Joe Biden predicted Saturday that Barack Obama, if elected president, would quickly face a challenge from some hostile power or terrorist group. “Watch, we’re going to have an international crisis, a generated crisis, to test the mettle of this guy,” Biden said. The McCain camp is trying to capitalize on the comments and argue that the United States can’t afford to elect an untested chief executive.

Too much money in presidential politics

As if we needed further evidence that there’s too much money in presidential politics: Barack Obama is buying a half hour of prime time Oct. 29 on CBS, NBC and Fox, at the price of $950,000 to $1 million to each network – a drop in the bucket of the record $150 million Obama raised in September. In Fox’s case, that means Major League Baseball has agreed to delay the start of a World Series game (assuming the game is necessary) by about eight minutes.

Why Powell’s endorsement is a big deal

Colin Powell’s endorsement of Barack Obama for president isn’t a big deal primarily because he is a Republican and former secretary of state for George W. Bush.
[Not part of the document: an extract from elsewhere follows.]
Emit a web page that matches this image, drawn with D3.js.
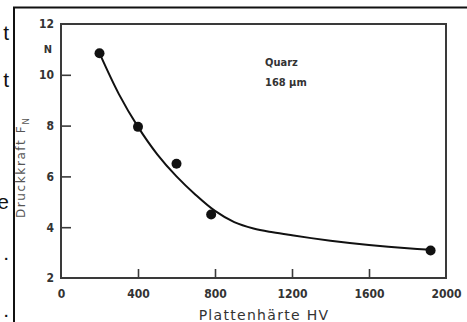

It’s a big deal because Powell is so respected and influential among moderate Republicans and independents – the voters who are key to winning the election.
Powell said that his endorsement of Obama was “not out of any lack of respect or admiration for Sen. John McCain.” But he believes that Obama is better suited to handle economic problems and to improve our nation’s world standing.
Powell did criticize the tone of McCain’s campaign and the tactics of GOP operatives who spread false rumors about Obama being a Muslim. And to his credit, Powell also stood up for Muslim-Americans. “Is there something wrong with some 7-year-old Muslim-American kid believing that he or she could be president?” Powell asked. There shouldn’t be.

McCain lost debate but won voters?

While viewers surveyed said overwhelmingly that Barack Obama “won” the final debate, John McCain’s campaign argues that the debate was a critical turning point for its candidate, the Washington Post’s The Fix blog reported. The campaign points to several opinion polls showing that McCain has cut into Obama’s lead by gaining support among white men.
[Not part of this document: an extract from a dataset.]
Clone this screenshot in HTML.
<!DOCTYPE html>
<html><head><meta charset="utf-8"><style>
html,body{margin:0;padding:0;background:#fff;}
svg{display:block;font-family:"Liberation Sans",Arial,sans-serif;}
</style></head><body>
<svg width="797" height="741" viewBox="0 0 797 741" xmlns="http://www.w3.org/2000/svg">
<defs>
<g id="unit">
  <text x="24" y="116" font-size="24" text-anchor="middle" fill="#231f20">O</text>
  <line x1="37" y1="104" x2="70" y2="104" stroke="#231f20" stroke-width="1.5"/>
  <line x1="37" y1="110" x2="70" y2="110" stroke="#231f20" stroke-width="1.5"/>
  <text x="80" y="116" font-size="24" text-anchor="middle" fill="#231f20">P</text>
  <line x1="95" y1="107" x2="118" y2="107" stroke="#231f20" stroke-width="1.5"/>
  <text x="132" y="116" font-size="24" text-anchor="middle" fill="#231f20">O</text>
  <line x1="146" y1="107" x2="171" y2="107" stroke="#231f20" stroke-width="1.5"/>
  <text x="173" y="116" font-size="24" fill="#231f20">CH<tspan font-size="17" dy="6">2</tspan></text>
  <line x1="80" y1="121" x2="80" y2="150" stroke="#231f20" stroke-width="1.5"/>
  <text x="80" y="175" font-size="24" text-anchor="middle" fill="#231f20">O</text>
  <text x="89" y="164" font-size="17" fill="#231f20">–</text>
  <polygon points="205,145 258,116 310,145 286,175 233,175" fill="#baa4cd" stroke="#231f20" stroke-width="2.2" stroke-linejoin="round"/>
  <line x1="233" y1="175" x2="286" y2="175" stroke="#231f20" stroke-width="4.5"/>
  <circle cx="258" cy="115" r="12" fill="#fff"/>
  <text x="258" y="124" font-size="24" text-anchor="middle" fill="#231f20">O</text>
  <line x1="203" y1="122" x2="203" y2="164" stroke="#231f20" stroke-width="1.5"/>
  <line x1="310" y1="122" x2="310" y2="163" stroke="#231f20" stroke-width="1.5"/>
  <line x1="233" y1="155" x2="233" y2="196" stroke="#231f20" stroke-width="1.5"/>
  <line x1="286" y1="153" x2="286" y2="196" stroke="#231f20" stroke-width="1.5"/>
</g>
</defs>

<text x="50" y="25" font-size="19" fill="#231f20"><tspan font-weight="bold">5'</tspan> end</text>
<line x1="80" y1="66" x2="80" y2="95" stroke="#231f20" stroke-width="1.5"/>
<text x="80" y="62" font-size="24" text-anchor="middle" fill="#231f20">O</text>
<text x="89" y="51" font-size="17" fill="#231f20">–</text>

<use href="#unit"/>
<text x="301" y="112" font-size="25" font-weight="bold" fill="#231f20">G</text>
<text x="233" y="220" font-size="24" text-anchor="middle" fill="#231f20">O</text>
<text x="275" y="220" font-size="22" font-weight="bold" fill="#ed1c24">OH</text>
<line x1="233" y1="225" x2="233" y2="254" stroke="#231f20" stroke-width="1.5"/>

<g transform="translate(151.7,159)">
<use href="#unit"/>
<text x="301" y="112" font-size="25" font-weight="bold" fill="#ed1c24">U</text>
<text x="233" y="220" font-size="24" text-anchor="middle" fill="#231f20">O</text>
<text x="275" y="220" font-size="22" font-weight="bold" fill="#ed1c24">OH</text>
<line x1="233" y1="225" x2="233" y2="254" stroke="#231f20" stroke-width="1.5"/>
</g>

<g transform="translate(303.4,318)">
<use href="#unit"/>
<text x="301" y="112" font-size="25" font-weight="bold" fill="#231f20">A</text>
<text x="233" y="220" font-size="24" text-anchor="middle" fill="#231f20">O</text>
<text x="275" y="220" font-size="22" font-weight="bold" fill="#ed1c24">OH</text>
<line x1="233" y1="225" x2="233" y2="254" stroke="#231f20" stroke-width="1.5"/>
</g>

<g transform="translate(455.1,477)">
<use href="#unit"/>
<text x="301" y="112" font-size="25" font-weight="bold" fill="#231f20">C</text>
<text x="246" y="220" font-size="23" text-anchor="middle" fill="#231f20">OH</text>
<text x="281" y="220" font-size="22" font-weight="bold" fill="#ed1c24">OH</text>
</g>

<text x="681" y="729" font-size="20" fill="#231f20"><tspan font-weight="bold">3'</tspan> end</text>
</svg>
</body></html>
Only a few states’ votes seem to count

All states get to vote in the presidential election, but you wouldn’t know it by the way Barack Obama and John McCain are focused on the Electoral College battleground states in these waning days. For its part, the Republican National Committee planned to spend $18 million in 18 days on ads in eight states: Florida, Pennsylvania, Ohio, North Carolina, Virginia, Indiana, Missouri and Colorado. Meanwhile, Kansans and voters in the majority of other states feel like so much chopped liver.
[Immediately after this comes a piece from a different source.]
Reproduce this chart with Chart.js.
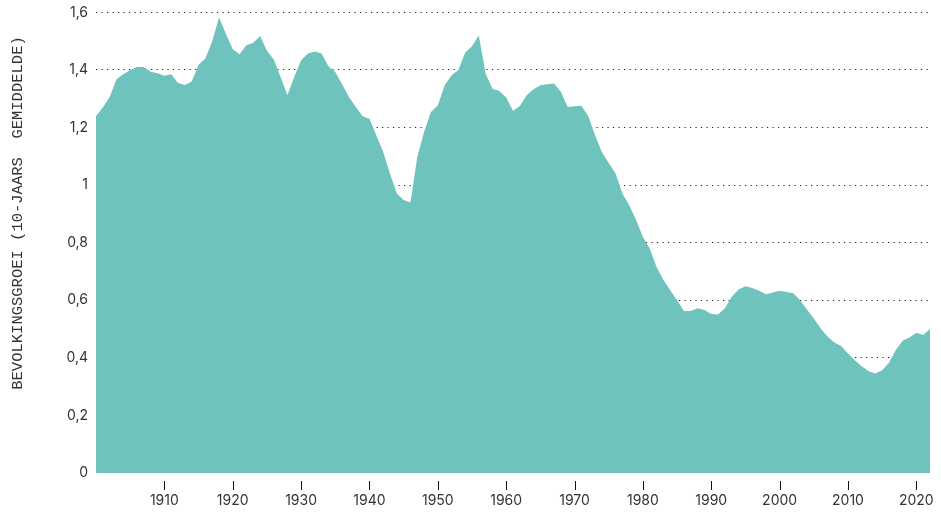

Biden, Sebelius had different views of veep

In a New Yorker profile of Democratic vice presidential nominee Joe Biden, a discussion of Barack Obama’s vetting of Biden reveals that another contender “would be very happy,” in Obama’s words, “if I assigned them to reorganize the government.” That contender apparently was Gov. Kathleen Sebelius. Biden rejected that possible assignment, also declining to act as a shadow secretary of state. Biden told the magazine he liked the model of Vice President Lyndon Johnson: “I would see one of my jobs as essentially being the president of the Senate in the sense of actually not presiding as much as interacting, continuing to interact, talking to Harry Reid every day or talking to Nancy Pelosi,” Biden said, referring to the Senate majority leader and the House speaker. “Johnson actually husbanded the relationships as vice president. He’d have senators down to his home. People knew – as they know about me now – that he understood politics in the broad terms of Congress, and he understood the detail of the legislation.”

Get your Joe the Plumber jokes here

Joe the Plumber, aka Samuel Joseph Wurzelbacher, may be sorry he ever approached Barack Obama during a campaign visit to his Holland, Ohio, neighborhood last week to talk about taxes. But he’s been a dream for campaign comedy. A sample:

“Do you know the saddest part about the Joe the Plumber story? Last month, he was an investment banker.” – Jay Leno

“Joe the plumber has become quite the celebrity. After the debate, he was rushed to Washington to unclog the valve on Dick Cheney.” – David Letterman

“Turns out Joe the Plumber, his name is not Joe and he is not a licensed plumber and he owes back taxes. So it sounds like he has the best plan to reduce taxes – don’t pay them.” – Leno

“Everyone has Joe the Plumber fever. Even the Statue of Liberty was holding a plunger.” – Letterman

“A full 67 percent of Americans say they’ve seen enough and they don’t want any more presidential debates. The other 33 percent are plumbers who want to hear their name on television.” – Conan O’Brien

“Events are moving fast in my campaign, and, yes, it’s true that this morning I’ve dismissed my entire team of senior advisers. All of their positions will now be held by a man named Joe the Plumber.” – John McCain

Debates were well-watched

According to the Nielsen ratings, Wednesday’s final presidential debate between John McCain and Barack Obama was viewed by 56.5 million people – impressive considering it was competing with baseball, but nowhere near, say, Super Bowl viewership. The audiences for their first and second debates were 52.4 million and 63.2 million, respectively. The vice presidential face-off between Sarah Palin and Joe Biden (in photo) remains king, with 69.9 million viewers (which was 6 million fewer than for the “Seinfeld” finale in 1998).

Clinton wants right woman to break ceiling

Democrat Hillary Clinton is credited with putting 18 million cracks in the glass ceiling of the U.S. presidency, but she isn’t ready to credit Republican Sarah Palin for finishing the job. “Really, no one will shatter that ceiling until we have a woman serving as president or vice president,” Clinton told CNN. And though it’s exciting to see a woman on the GOP ticket, she said, “I would like to see the very first woman in the White House who I agree with and who I think has policies that would really fulfill the goals that I have for our country.”